Origin camera
The Dalsa Origin is the first camera designed and built by Dalsa Corporation to be used specifically for cinematography.
Dalsa touts its camera as offering sufficient increases in quality including a roughly 4K by 2K, uncompressed, Bayer pattern, image output with 12 stops of linear exposure lattitude sampled at 16-bits per channel. The company also claims that there camera is the first digital camera "designed with the cinematographer in mind" citing the fact that the camera uses ordinary 35mm lenses (Digiprime), focuses on a single charge coupled device that is the size of a 35mm film gate, and features an optical viewfinder.
While the specifications of this camera are impressive to many cinematographers, Dalsa's system appears to have many drawbacks that could prevent the current model from replacing film as the most desirable medium and oversteping its competition in the digital market.
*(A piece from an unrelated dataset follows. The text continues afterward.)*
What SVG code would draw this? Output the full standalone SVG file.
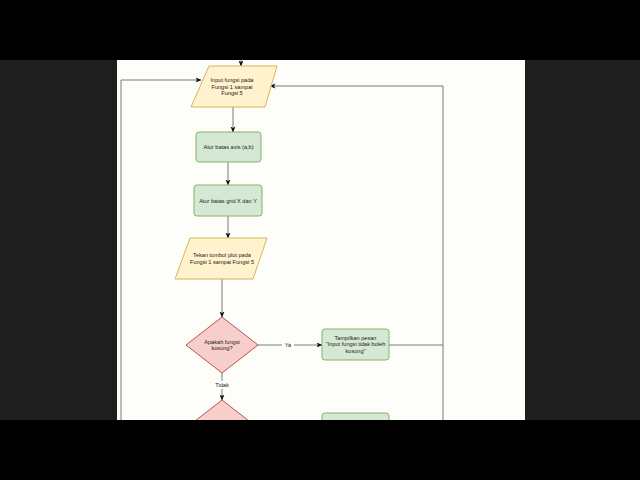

Most notable is the problem of storage. The camera has no onboard storage capability and must be tethered to a digital storage device such as a RAID array or an HD deck. The cost of recording the large amount of data generated in its highest quality mode, is similar if not more expensive than 35mm film at this time. Most likely the first niche that this camera is suited for is special effects photography employing digital compositing and travelling matte photography on larger budget productions. At this point the system remains untested by the filmmaking world.
The Dalsa Origin is available for rental only, using a bussiness model similar to Panavision.